小川町眼科医院

そろそろ本格的な花粉シーズン。花粉の飛散は種類や地域によって異なるけれど、花粉症の患者さんにとっては気が気でないほど悩ましい季節だ。敏感な人は、今年も既に1月ごろから花粉症の症状が表れているとも聞く。そこで今回は、今年の花粉の状況や花粉症対策について、眼科医の松尾有希子先生に話を聞いた。

――今年の花粉について教えてください。スギ・ヒノキ花粉の総飛散量は例年と比べてどういった状況なのでしょうか?

気象庁によると、関東は例年に比べるとほとんどの地域で少ない予想です。ただし、東北地方は少し多めの予想が出ています。ただ、患者さんの中には例年より早めにかゆみを感じ始める方が増えています。

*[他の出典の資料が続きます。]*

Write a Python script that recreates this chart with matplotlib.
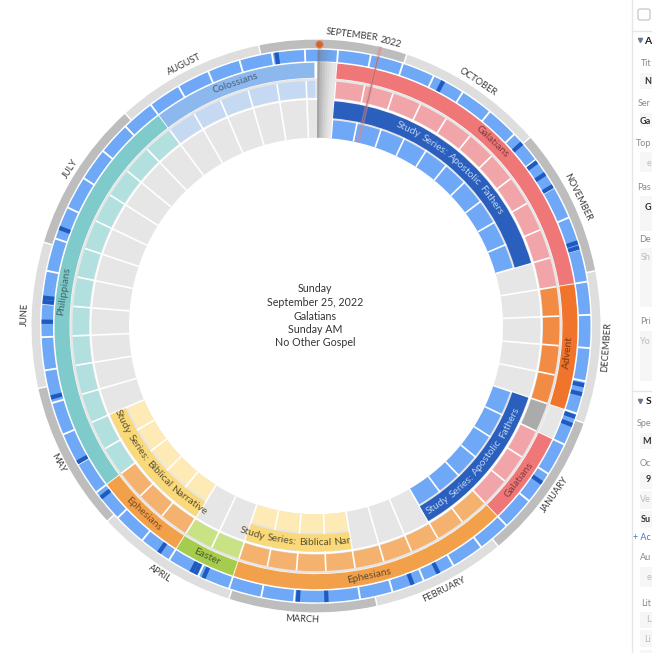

今年は年末までが暖冬だったので、そのせいかもしれません。

――花粉症のそもそもの原因について教えてください。

花粉症の患者さんは、原因植物である花粉に対する血液中の"IgE抗体量"が多く、これがアレルギーを起こす直接的な原因と考えられています。

――花粉症になる人とならない人の違いは?

理由としては居住環境や遺伝的要素などが考えられていますが、今のところはまだはっきりしていません。

花粉に対してアレルギーがある人は、体内に花粉が入ると異物として認識し、それに反応するIgE抗体がつくられます。このIgE抗体がつくられた状態を"感作(かんさ)"と言い、この段階で花粉に対するアレルギーがあることになるのですが、この段階では花粉症はまだ発症せず、予備軍のようなものです。この状態で二度三度と何度も花粉が体内に入ると、抗原抗体反応というのが起こり発症します。花粉に対してアレルギーがあるかないかは生まれながらに決まっていて、"感作"しない人はいくら花粉を吸い込んでも花粉症になりません。しかし、現代の日本では2人に1人が花粉を含め何らかのアレルギーを持っていると言われています。

小川町眼科医院では花粉症の検査や視力検査などもできる

――「目がかゆい」「充血する」「涙が出る」「くしゃみ・鼻水」などの症状が出た時の対処法をそれぞれ教えてください。

点眼・点鼻・内服薬を正しく使って症状を抑えるのが効果的です。眼に関して自分でできる対処として、目についたホコリや異物を取るために目を洗う方がいます。目を洗うこと自体はよいのですが、水道水などで洗うと目の表面を傷つけ、涙も洗い流してしまいますので、市販の人口涙液で洗いましょう。

目がかゆくてガマンできない時には、冷たいタオルで冷やすのも有効です。目の上に冷たいタオルを乗せると、かゆみが緩和されます。花粉を防ぐという意味で、ゴーグルも効果的です。

――症状によっては、花粉症なのか風邪なのか区別がつかないときもあるかと思いますが、どのように見分ければいいのでしょうか。

風邪と花粉症において、症状は確かに似たものであり、区別しにくい場合も多いです。その中で、花粉症にあって風邪ではほとんど起こらない症状が、目のかゆみです。この症状を伴う場合は、花粉症の疑いが強くなります。ただし、これらは必ず症状として出るわけではありませんので、かかりつけの医師に診てもらい、簡易的なアレルギー検査などを行ってもらうのがよいと思います。

――花粉症の症状に毎年悩まされている人にとって、事前にできる対策はありますか?

花粉の飛散予想の2~3週間前からの早期治療が効果的です。本格的なシーズンになる前に、医師に相談するのをお勧めします。

――花粉症の時期はいつも耳鼻咽喉科に通っているのですが、眼科でも診察を受けられるのでしょうか?

症状が強く出る科を受診されるのがよいと思います。眼の症状は眼科で診察を受けるのがいちばんです。

――病院で処方される薬と市販薬に違いはありますか?

効き目に違いがあるとは一概には言えません。明確に知りたい場合は個々の薬ごとに確認・検証をする必要があります。

――ふだんコンタクトレンズを装用しているのですが、花粉の時期に気をつけたほうがよいことはありますか?

花粉症の症状を発症している時は、レンズがとても汚れやすくなります。また、コンタクトレンズの上から点眼できる目薬は種類が限られますので、症状が強い時には落ち着くまでコンタクトレンズではなく、メガネを使用したほうが良いです。とはいえ、どうしてもコンタクトレンズが必要な時には、1日使い捨てのタイプがお勧めです。まずは医師に相談してみてください。

――ありがとうございました。

いまやそれほど特異な疾患ではなくなった花粉症。専門家に改めて話を聞くと、知っているようで実は知らないことも多いものだ。もはや春の風物詩のように花粉症に悩まされても、事前の予防や対策を実践すれば、今年は発症をさせずに、あるいは症状を緩和させて、快適な春を過ごせるかもしれない。